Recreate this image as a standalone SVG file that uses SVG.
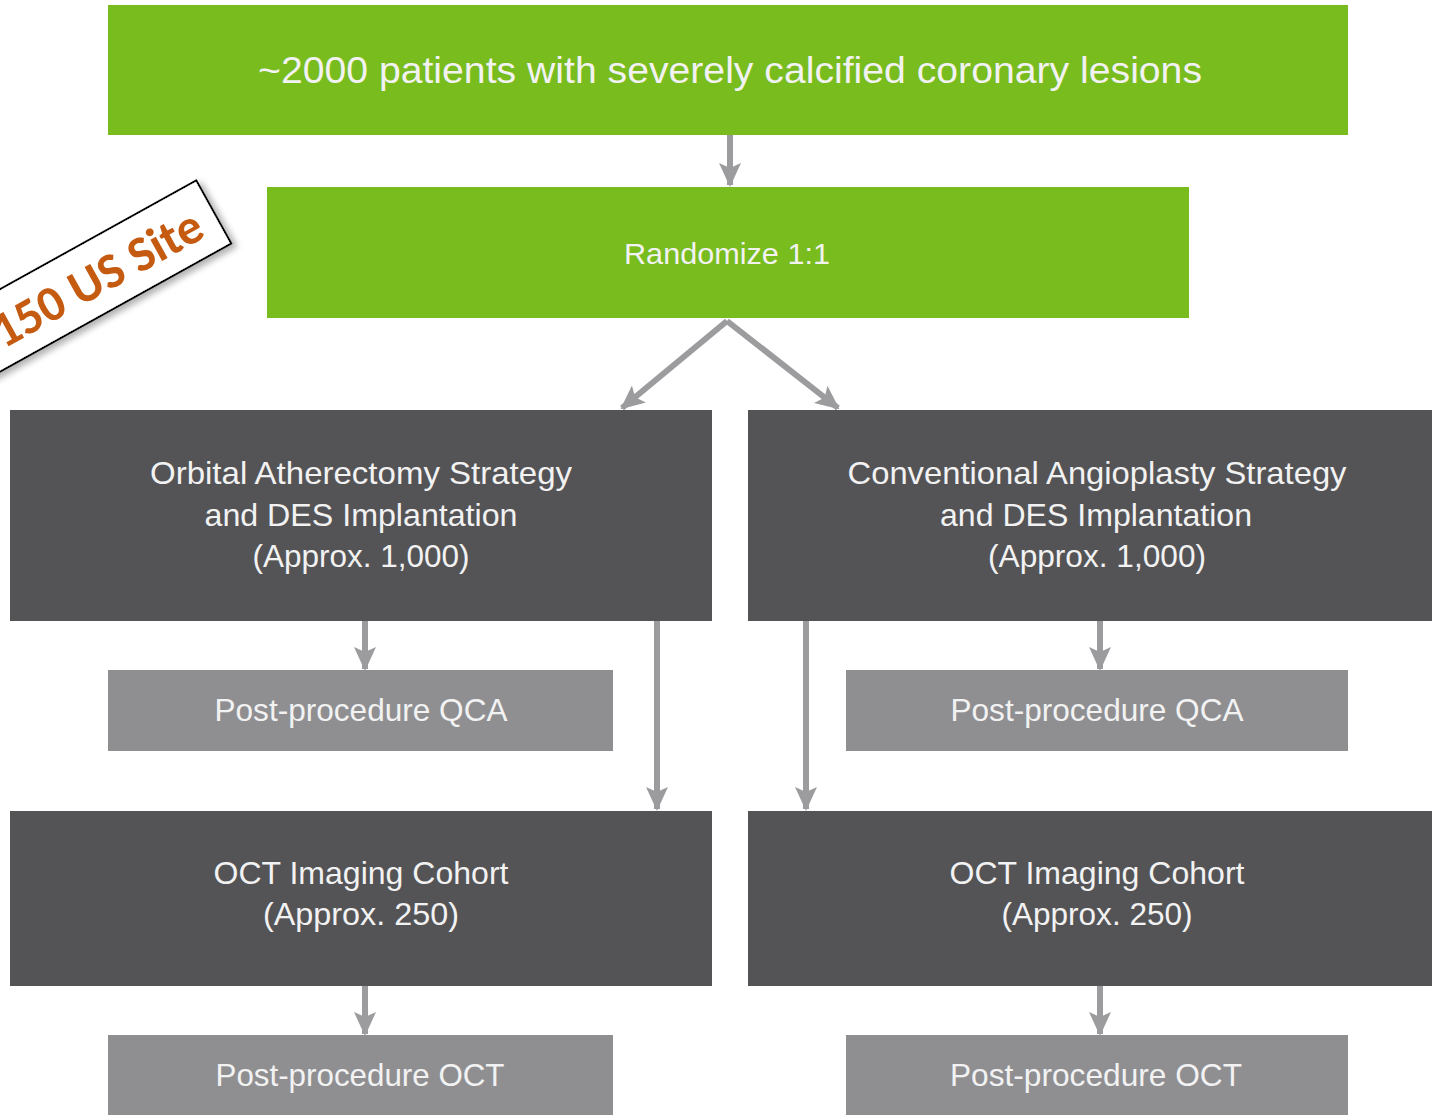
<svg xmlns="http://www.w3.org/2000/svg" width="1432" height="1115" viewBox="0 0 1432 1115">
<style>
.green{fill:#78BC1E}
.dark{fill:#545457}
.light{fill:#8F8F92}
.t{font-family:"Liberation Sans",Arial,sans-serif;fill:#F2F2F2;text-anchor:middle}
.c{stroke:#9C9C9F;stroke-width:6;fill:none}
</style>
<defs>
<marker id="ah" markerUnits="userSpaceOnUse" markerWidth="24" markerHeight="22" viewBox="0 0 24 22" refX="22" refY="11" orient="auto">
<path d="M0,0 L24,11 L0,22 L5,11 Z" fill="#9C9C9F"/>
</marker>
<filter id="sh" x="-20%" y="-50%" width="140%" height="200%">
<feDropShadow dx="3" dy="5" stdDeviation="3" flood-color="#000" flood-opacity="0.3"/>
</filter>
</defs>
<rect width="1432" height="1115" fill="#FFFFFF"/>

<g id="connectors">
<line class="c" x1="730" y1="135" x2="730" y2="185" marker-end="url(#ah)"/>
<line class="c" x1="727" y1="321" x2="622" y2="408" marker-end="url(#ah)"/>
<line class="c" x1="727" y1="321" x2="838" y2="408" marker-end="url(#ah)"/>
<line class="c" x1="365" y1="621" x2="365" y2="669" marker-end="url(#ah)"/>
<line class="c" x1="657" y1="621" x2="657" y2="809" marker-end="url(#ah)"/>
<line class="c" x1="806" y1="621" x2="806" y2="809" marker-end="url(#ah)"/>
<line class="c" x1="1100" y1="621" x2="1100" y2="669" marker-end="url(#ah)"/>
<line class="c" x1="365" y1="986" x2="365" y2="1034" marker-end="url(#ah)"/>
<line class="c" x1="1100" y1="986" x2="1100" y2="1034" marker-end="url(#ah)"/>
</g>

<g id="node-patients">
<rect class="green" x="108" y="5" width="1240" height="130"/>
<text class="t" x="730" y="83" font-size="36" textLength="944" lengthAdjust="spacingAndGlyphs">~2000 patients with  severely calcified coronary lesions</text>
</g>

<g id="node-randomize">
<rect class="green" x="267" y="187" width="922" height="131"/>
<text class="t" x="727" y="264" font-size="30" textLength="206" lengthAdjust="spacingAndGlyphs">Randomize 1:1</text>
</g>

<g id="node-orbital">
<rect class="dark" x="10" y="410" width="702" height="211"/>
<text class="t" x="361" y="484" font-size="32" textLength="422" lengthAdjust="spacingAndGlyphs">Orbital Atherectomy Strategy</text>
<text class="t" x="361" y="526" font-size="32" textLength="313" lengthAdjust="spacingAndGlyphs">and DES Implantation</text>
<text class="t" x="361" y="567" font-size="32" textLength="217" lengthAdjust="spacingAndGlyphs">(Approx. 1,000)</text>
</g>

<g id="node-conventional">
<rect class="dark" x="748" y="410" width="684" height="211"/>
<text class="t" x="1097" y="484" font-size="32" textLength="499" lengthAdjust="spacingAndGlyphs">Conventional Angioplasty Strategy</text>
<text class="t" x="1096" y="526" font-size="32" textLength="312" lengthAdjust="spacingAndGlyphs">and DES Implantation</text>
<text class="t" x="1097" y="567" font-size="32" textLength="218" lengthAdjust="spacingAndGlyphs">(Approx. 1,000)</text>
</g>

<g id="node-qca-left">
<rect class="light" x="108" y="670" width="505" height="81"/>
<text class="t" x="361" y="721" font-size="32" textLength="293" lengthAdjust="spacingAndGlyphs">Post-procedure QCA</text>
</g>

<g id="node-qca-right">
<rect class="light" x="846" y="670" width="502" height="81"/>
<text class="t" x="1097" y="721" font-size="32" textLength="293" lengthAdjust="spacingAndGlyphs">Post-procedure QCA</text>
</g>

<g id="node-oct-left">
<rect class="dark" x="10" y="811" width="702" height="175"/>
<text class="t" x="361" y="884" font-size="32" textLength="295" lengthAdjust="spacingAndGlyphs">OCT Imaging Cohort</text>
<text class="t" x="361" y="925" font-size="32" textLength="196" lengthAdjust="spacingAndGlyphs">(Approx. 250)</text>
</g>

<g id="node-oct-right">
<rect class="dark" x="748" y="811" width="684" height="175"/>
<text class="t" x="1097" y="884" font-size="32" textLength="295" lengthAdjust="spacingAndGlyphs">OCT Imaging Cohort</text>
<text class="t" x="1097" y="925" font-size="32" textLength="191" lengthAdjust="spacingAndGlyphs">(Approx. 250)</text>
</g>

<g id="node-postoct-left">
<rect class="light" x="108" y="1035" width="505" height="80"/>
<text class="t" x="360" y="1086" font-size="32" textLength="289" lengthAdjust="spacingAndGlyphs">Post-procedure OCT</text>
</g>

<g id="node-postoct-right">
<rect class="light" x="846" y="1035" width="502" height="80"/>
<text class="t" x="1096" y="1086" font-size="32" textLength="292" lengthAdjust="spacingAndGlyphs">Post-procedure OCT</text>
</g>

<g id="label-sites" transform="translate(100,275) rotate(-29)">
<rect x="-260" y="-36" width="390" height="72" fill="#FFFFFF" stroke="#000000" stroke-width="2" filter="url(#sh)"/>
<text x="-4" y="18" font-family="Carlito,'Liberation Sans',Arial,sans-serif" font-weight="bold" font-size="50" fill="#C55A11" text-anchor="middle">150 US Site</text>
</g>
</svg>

What you have to do
Transcribe all of the material exactly, leaving out whatever pictures it contains.

Full solution
Recreate this image as a standalone SVG file that uses SVG.
<svg xmlns="http://www.w3.org/2000/svg" width="1432" height="1115" viewBox="0 0 1432 1115">
<style>
.green{fill:#78BC1E}
.dark{fill:#545457}
.light{fill:#8F8F92}
.t{font-family:"Liberation Sans",Arial,sans-serif;fill:#F2F2F2;text-anchor:middle}
.c{stroke:#9C9C9F;stroke-width:6;fill:none}
</style>
<defs>
<marker id="ah" markerUnits="userSpaceOnUse" markerWidth="24" markerHeight="22" viewBox="0 0 24 22" refX="22" refY="11" orient="auto">
<path d="M0,0 L24,11 L0,22 L5,11 Z" fill="#9C9C9F"/>
</marker>
<filter id="sh" x="-20%" y="-50%" width="140%" height="200%">
<feDropShadow dx="3" dy="5" stdDeviation="3" flood-color="#000" flood-opacity="0.3"/>
</filter>
</defs>
<rect width="1432" height="1115" fill="#FFFFFF"/>

<g id="connectors">
<line class="c" x1="730" y1="135" x2="730" y2="185" marker-end="url(#ah)"/>
<line class="c" x1="727" y1="321" x2="622" y2="408" marker-end="url(#ah)"/>
<line class="c" x1="727" y1="321" x2="838" y2="408" marker-end="url(#ah)"/>
<line class="c" x1="365" y1="621" x2="365" y2="669" marker-end="url(#ah)"/>
<line class="c" x1="657" y1="621" x2="657" y2="809" marker-end="url(#ah)"/>
<line class="c" x1="806" y1="621" x2="806" y2="809" marker-end="url(#ah)"/>
<line class="c" x1="1100" y1="621" x2="1100" y2="669" marker-end="url(#ah)"/>
<line class="c" x1="365" y1="986" x2="365" y2="1034" marker-end="url(#ah)"/>
<line class="c" x1="1100" y1="986" x2="1100" y2="1034" marker-end="url(#ah)"/>
</g>

<g id="node-patients">
<rect class="green" x="108" y="5" width="1240" height="130"/>
<text class="t" x="730" y="83" font-size="36" textLength="944" lengthAdjust="spacingAndGlyphs">~2000 patients with  severely calcified coronary lesions</text>
</g>

<g id="node-randomize">
<rect class="green" x="267" y="187" width="922" height="131"/>
<text class="t" x="727" y="264" font-size="30" textLength="206" lengthAdjust="spacingAndGlyphs">Randomize 1:1</text>
</g>

<g id="node-orbital">
<rect class="dark" x="10" y="410" width="702" height="211"/>
<text class="t" x="361" y="484" font-size="32" textLength="422" lengthAdjust="spacingAndGlyphs">Orbital Atherectomy Strategy</text>
<text class="t" x="361" y="526" font-size="32" textLength="313" lengthAdjust="spacingAndGlyphs">and DES Implantation</text>
<text class="t" x="361" y="567" font-size="32" textLength="217" lengthAdjust="spacingAndGlyphs">(Approx. 1,000)</text>
</g>

<g id="node-conventional">
<rect class="dark" x="748" y="410" width="684" height="211"/>
<text class="t" x="1097" y="484" font-size="32" textLength="499" lengthAdjust="spacingAndGlyphs">Conventional Angioplasty Strategy</text>
<text class="t" x="1096" y="526" font-size="32" textLength="312" lengthAdjust="spacingAndGlyphs">and DES Implantation</text>
<text class="t" x="1097" y="567" font-size="32" textLength="218" lengthAdjust="spacingAndGlyphs">(Approx. 1,000)</text>
</g>

<g id="node-qca-left">
<rect class="light" x="108" y="670" width="505" height="81"/>
<text class="t" x="361" y="721" font-size="32" textLength="293" lengthAdjust="spacingAndGlyphs">Post-procedure QCA</text>
</g>

<g id="node-qca-right">
<rect class="light" x="846" y="670" width="502" height="81"/>
<text class="t" x="1097" y="721" font-size="32" textLength="293" lengthAdjust="spacingAndGlyphs">Post-procedure QCA</text>
</g>

<g id="node-oct-left">
<rect class="dark" x="10" y="811" width="702" height="175"/>
<text class="t" x="361" y="884" font-size="32" textLength="295" lengthAdjust="spacingAndGlyphs">OCT Imaging Cohort</text>
<text class="t" x="361" y="925" font-size="32" textLength="196" lengthAdjust="spacingAndGlyphs">(Approx. 250)</text>
</g>

<g id="node-oct-right">
<rect class="dark" x="748" y="811" width="684" height="175"/>
<text class="t" x="1097" y="884" font-size="32" textLength="295" lengthAdjust="spacingAndGlyphs">OCT Imaging Cohort</text>
<text class="t" x="1097" y="925" font-size="32" textLength="191" lengthAdjust="spacingAndGlyphs">(Approx. 250)</text>
</g>

<g id="node-postoct-left">
<rect class="light" x="108" y="1035" width="505" height="80"/>
<text class="t" x="360" y="1086" font-size="32" textLength="289" lengthAdjust="spacingAndGlyphs">Post-procedure OCT</text>
</g>

<g id="node-postoct-right">
<rect class="light" x="846" y="1035" width="502" height="80"/>
<text class="t" x="1096" y="1086" font-size="32" textLength="292" lengthAdjust="spacingAndGlyphs">Post-procedure OCT</text>
</g>

<g id="label-sites" transform="translate(100,275) rotate(-29)">
<rect x="-260" y="-36" width="390" height="72" fill="#FFFFFF" stroke="#000000" stroke-width="2" filter="url(#sh)"/>
<text x="-4" y="18" font-family="Carlito,'Liberation Sans',Arial,sans-serif" font-weight="bold" font-size="50" fill="#C55A11" text-anchor="middle">150 US Site</text>
</g>
</svg>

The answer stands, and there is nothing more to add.